Eurogamer: What can you tell us about how the co-op will work?
Steve Papoutsis: Co-op will let players enjoy the entire story with a friend. One of our big goals with this feature was to make sure friends could join in on a session at any time without making the current player back out to a menu screen. Player two will be able to press a button and join in mid-session and start blasting apart Necromorphs.
Personally I really like the strategy our mechanics allow for in co-op. When I've been playing I like to focus on slowing the enemies down with Stasis and using Telekinesis to knock them back and damage them while the other player focuses in on strategically dismembering the s*** out of the Necromorphs.
Eurogamer: Has anything been toned down to fit with the Wii's demographic, or are you sticking with the levels of gore and horror from the original?
Steve Papoutsis: No tone-downs here! Dead Space was about delivering on a terrifying experience complete with gore filled moments. Extraction will remain true to that goal as well.
Eurogamer: Will we see much of the planetside colony in the game?
Steve Papoutsis: Absolutely! Extraction will feature a good deal of action on Aegis VII in all new environments. Fans of the Comic and Downfall may recognise some spots. However, this is the first time they will be appearing in a video game.
Eurogamer: What did you make of House of the Dead: OVERKILL, another on-rails Wii shooter? How do you feel your two game compares?
Steve Papoutsis: Dead Space: Extraction is a guided first person experience - we have branching paths, areas of player controlled camera, zero-g, dismemberment, stasis, an array of unique weapons, TK, and a few other surprises that evolve the genre in many ways. Overkill was fun and, yes, it was a pure rail shooter. We have added so much to Extraction that comparisons to it should quickly fade away.
Eurogamer: HOTD was celebrated for its sense of humour, inventive level design and its replay value, which is often a problem for on-rails shooters. What were your main considerations in adapting Dead Space to Wii?
Steve Papoutsis: As I've mentioned, we have a diverse set of features and mechanics, co-op, a great new story, dismemberment and on and on. We took Dead Space's mechanics, added more, and evolved the genre just like the original Dead Space evolved the action/horror genre. Dead Space won over 60 awards worldwide and we are bringing that same design team, commitment to quality and some absolutely amazing visuals to Extraction. I assure you, this is no dumbed down version of Dead Space, this is a high quality, fantastic addition to the Dead Space Universe.
Eurogamer: You've said that you're confident that you're pushing the Wii hardware further than any other team has previously, but technical limitations were obviously going to be an issue. Can you elaborate on that and talk about problems encountered, dodged and overcome?
Steve Papoutsis: No problems at all with the hardware, we freakin' love the Wii. We're just so confident in our very talented team that we can do some things that others haven't been able to.

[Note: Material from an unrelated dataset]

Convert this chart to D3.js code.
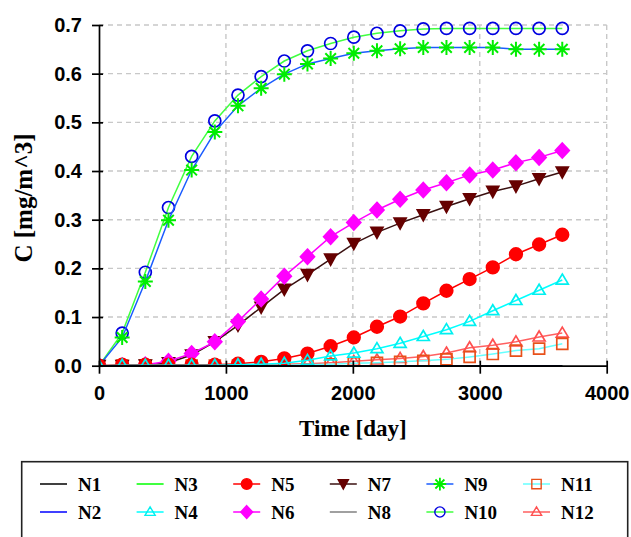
<!DOCTYPE html>
<html>
<head>
<meta charset="utf-8">
<script src="https://cdn.jsdelivr.net/npm/d3@7"></script>
<style>
  body { margin: 0; background: #fff; }
  svg { display: block; }
</style>
</head>
<body>
<svg id="chart" width="631" height="537"></svg>
<script>
// Sampling times (days), one sample every half year over ten years
const days = [0, 182.5, 365, 547.5, 730, 912.5, 1095, 1277.5, 1460, 1642.5, 1825,
              2007.5, 2190, 2372.5, 2555, 2737.5, 2920, 3102.5, 3285, 3467.5, 3650];

// Concentration C [mg/m^3] at each node
const N1  = [0,0,0,0,0,0,0,0,0,0,0,0,0,0,0,0,0,0,0,0,0];
const N2  = [0,0,0,0,0,0,0,0,0,0,0,0,0,0,0,0,0,0,0,0,0];
const N3  = [0,0,0,0,0,0,0,0,0,0,0,0,0,0,0,0,0,0,0,0,0];
const N4  = [0, 0.001, 0.001, 0.001, 0.001, 0.001, 0.002, 0.003, 0.005, 0.011, 0.020,
             0.026, 0.035, 0.046, 0.060, 0.074, 0.091, 0.113, 0.134, 0.155, 0.176];
const N5  = [0, 0.002, 0.002, 0.002, 0.002, 0.002, 0.004, 0.008, 0.015, 0.025, 0.040,
             0.058, 0.080, 0.101, 0.128, 0.154, 0.178, 0.202, 0.229, 0.249, 0.269];
const N6  = [0, 0.000, 0.002, 0.009, 0.025, 0.049, 0.091, 0.137, 0.184, 0.224, 0.265,
             0.294, 0.320, 0.342, 0.361, 0.376, 0.392, 0.402, 0.417, 0.428, 0.442];
const N7  = [0, 0.000, 0.001, 0.006, 0.022, 0.049, 0.083, 0.120, 0.157, 0.187, 0.219,
             0.251, 0.274, 0.293, 0.310, 0.327, 0.343, 0.358, 0.369, 0.384, 0.398];
const N8  = [0,0,0,0,0,0,0,0,0,0,0,0,0,0,0,0,0,0,0,0,0];
const N9  = [0, 0.058, 0.173, 0.299, 0.402, 0.480, 0.534, 0.570, 0.599, 0.620, 0.631,
             0.642, 0.647, 0.651, 0.654, 0.654, 0.654, 0.654, 0.650, 0.650, 0.650];
const N10 = [0, 0.067, 0.192, 0.325, 0.430, 0.503, 0.556, 0.594, 0.626, 0.647, 0.662,
             0.675, 0.683, 0.688, 0.692, 0.693, 0.693, 0.693, 0.693, 0.693, 0.693];
const N11 = [0, 0, 0, 0, 0, 0, 0, 0, 0.001, 0.002, 0.003,
             0.005, 0.006, 0.008, 0.010, 0.013, 0.018, 0.024, 0.031, 0.035, 0.045];
const N12 = [0, 0.001, 0.001, 0.001, 0.001, 0.001, 0.002, 0.002, 0.003, 0.004, 0.006,
             0.009, 0.012, 0.015, 0.019, 0.026, 0.037, 0.042, 0.049, 0.059, 0.067];

const seriesNames = ["N1","N2","N3","N4","N5","N6","N7","N8","N9","N10","N11","N12"];
const seriesValues = [N1,N2,N3,N4,N5,N6,N7,N8,N9,N10,N11,N12];

const xTicks = [0, 1000, 2000, 3000, 4000];
const yTicks = [0, 0.1, 0.2, 0.3, 0.4, 0.5, 0.6, 0.7];
const xTitle = "Time [day]";
const yTitle = "C [mg/m^3]";

// Line colour, marker shape and marker colours per node
const styles = {
  N1:  { line: "#000000", marker: null },
  N2:  { line: "#0000ff", marker: null },
  N3:  { line: "#00ff00", marker: null },
  N4:  { line: "#00ffff", marker: "triUp",   fill: "none",    stroke: "#00f0f0" },
  N5:  { line: "#ff0000", marker: "circle",  fill: "#ff0000", stroke: "#ff0000" },
  N6:  { line: "#ff00ff", marker: "diamond", fill: "#ff00ff", stroke: "#ff00ff" },
  N7:  { line: "#3a1010", marker: "triDown", fill: "#660000", stroke: "#660000" },
  N8:  { line: "#808080", marker: null },
  N9:  { line: "#1a5cff", marker: "star",    fill: "none",    stroke: "#00ee00" },
  N10: { line: "#40ff40", marker: "ring",    fill: "none",    stroke: "#0000e0" },
  N11: { line: "#66ffff", marker: "square",  fill: "none",    stroke: "#e8501a" },
  N12: { line: "#ff6060", marker: "triUp",   fill: "none",    stroke: "#ff5050" }
};

const markerPaths = {
  triUp:   s => `M0,${-6*s}L${6*s},${4*s}L${-6*s},${4*s}Z`,
  triDown: s => `M${-6*s},${-5*s}L${6*s},${-5*s}L0,${6*s}Z`,
  circle:  s => { const r = 6.3*s; return `M${-r},0A${r},${r} 0 1,0 ${r},0A${r},${r} 0 1,0 ${-r},0Z`; },
  ring:    s => { const r = 6*s; return `M${-r},0A${r},${r} 0 1,0 ${r},0A${r},${r} 0 1,0 ${-r},0Z`; },
  diamond: s => `M0,${-7.5*s}L${7*s},0L0,${7.5*s}L${-7*s},0Z`,
  square:  s => `M${-5.5*s},${-5.5*s}h${11*s}v${11*s}h${-11*s}Z`,
  star:    s => { const a = 7.5*s, d = 5.3*s;
                  return `M0,${-a}V${a}M${-a},0H${a}M${-d},${-d}L${d},${d}M${-d},${d}L${d},${-d}`; }
};

const svg = d3.select("#chart");
const W = 631, H = 537;
const plot = { left: 99, right: 606.7, top: 25, bottom: 365.7 };

const x = d3.scaleLinear().domain([0, 4000]).range([plot.left, plot.right]);
const y = d3.scaleLinear().domain([0, 0.7]).range([plot.bottom, plot.top]);

svg.append("rect").attr("width", W).attr("height", H).attr("fill", "#fff");

// Dashed grid
const grid = svg.append("g").attr("stroke", "#c8c8c8").attr("stroke-width", 1.4)
  .attr("stroke-dasharray", "5,4");
grid.selectAll("line.h").data(yTicks.filter(d => d > 0)).join("line")
  .attr("x1", plot.left).attr("x2", plot.right)
  .attr("y1", d => y(d)).attr("y2", d => y(d));
grid.selectAll("line.v").data(xTicks.filter(d => d > 0)).join("line")
  .attr("y1", plot.top).attr("y2", plot.bottom)
  .attr("x1", d => x(d)).attr("x2", d => x(d));

// Clip data to the plotting region
svg.append("clipPath").attr("id", "clip").append("rect")
  .attr("x", plot.left).attr("y", 0)
  .attr("width", W - plot.left).attr("height", plot.bottom);

const data = svg.append("g").attr("clip-path", "url(#clip)");
const lineGen = d3.line().x((d, i) => x(days[i])).y(d => y(d));

// Later nodes are drawn first so earlier nodes sit on top
for (let k = seriesNames.length - 1; k >= 0; k--) {
  const name = seriesNames[k];
  const vals = seriesValues[k];
  const st = styles[name];
  const g = data.append("g").attr("class", "series-" + name);
  g.append("path").attr("d", lineGen(vals)).attr("fill", "none")
    .attr("stroke", st.line).attr("stroke-width", 1.5);
  if (st.marker) {
    g.selectAll("path.m").data(vals).join("path").attr("class", "m")
      .attr("transform", (d, i) => `translate(${x(days[i])},${y(d)})`)
      .attr("d", markerPaths[st.marker](1))
      .attr("fill", st.fill).attr("stroke", st.stroke)
      .attr("stroke-width", st.marker === "star" ? 2 : 1.7);
  }
}

// Axes
const xAxis = svg.append("g").attr("transform", `translate(0,${plot.bottom})`)
  .call(d3.axisBottom(x).tickValues(xTicks).tickFormat(d3.format("d"))
    .tickSizeInner(8).tickSizeOuter(0).tickPadding(12));
xAxis.selectAll(".tick line").attr("y1", -5);
const yAxis = svg.append("g").attr("transform", `translate(${plot.left},0)`)
  .call(d3.axisLeft(y).tickValues(yTicks).tickFormat(d3.format(".1f"))
    .tickSizeInner(7).tickSizeOuter(0).tickPadding(10));
yAxis.selectAll(".tick line").attr("x1", 4);
[xAxis, yAxis].forEach(a => {
  a.select(".domain").attr("stroke", "#000").attr("stroke-width", 1.7);
  a.selectAll(".tick line").attr("stroke", "#000").attr("stroke-width", 1.7);
  a.selectAll(".tick text").attr("fill", "#000")
    .style("font-family", "'Liberation Sans', Arial, sans-serif")
    .style("font-size", "20px").style("font-weight", "bold");
});

// Axis titles
svg.append("text").attr("x", (plot.left + plot.right) / 2).attr("y", 436)
  .attr("text-anchor", "middle")
  .style("font-family", "'Liberation Serif', 'Times New Roman', serif")
  .style("font-size", "23px").style("font-weight", "bold")
  .text(xTitle);
svg.append("text").attr("transform", "translate(32,198) rotate(-90)")
  .attr("text-anchor", "middle")
  .style("font-family", "'Liberation Serif', 'Times New Roman', serif")
  .style("font-size", "25px").style("font-weight", "bold")
  .text(yTitle);

// Legend
const legend = svg.append("g");
legend.append("rect").attr("x", 21.7).attr("y", 461.7).attr("width", 606).attr("height", 120)
  .attr("fill", "#fff").attr("stroke", "#222").attr("stroke-width", 1.6);
const colX = d3.scalePoint().domain([0,1,2,3,4,5]).range([40, 523]);
const rowY = d3.scalePoint().domain([0,1]).range([484, 512]);
seriesNames.forEach((name, k) => {
  const st = styles[name];
  const cx = colX(Math.floor(k / 2)), cy = rowY(k % 2);
  const item = legend.append("g").attr("transform", `translate(${cx},${cy})`);
  item.append("line").attr("x1", 0).attr("x2", 27).attr("y1", 0).attr("y2", 0)
    .attr("stroke", st.line).attr("stroke-width", 1.5);
  if (st.marker) {
    item.append("path").attr("transform", "translate(13.5,0)")
      .attr("d", markerPaths[st.marker](0.85))
      .attr("fill", st.fill).attr("stroke", st.stroke)
      .attr("stroke-width", st.marker === "star" ? 1.8 : 1.4);
  }
  item.append("text").attr("x", 38).attr("y", 0).attr("dy", "0.35em")
    .style("font-family", "'Liberation Serif', 'Times New Roman', serif")
    .style("font-size", "19px").style("font-weight", "bold")
    .text(name);
});
</script>
</body>
</html>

Eurogamer: Although EA was commended for its new and less risk-averse development strategy in 2008, Dead Space was one of a number of games that struggled to bolster a damaging third quarter. Has that had any impact on Dead Space Extraction's development? Is EA looking to hedge its bets again?
Steve Papoutsis: It hasn't had any effect on Extraction. Dead Space has won over 60 awards worldwide and it was a success in so many ways. Extraction is for the fans, both Wii and Dead Space fans. We expand the fiction and story and are creating a brand new Dead Space experience designed specifically for the Wii.
Eurogamer: Finally, where do you expect Dead Space to head once the curtain falls on the Wii version?
Steve Papoutsis: Can't say right now. We are heads down and focused only on making another great Dead Space experience. We aren't thinking about the next game, we're thinking about this game. It looks and plays fantastic right now and we can't wait to unleash the next wave of Necromorphs on the world!
Dead Space: Extraction is slated for Autumn 2009, exclusive to Wii.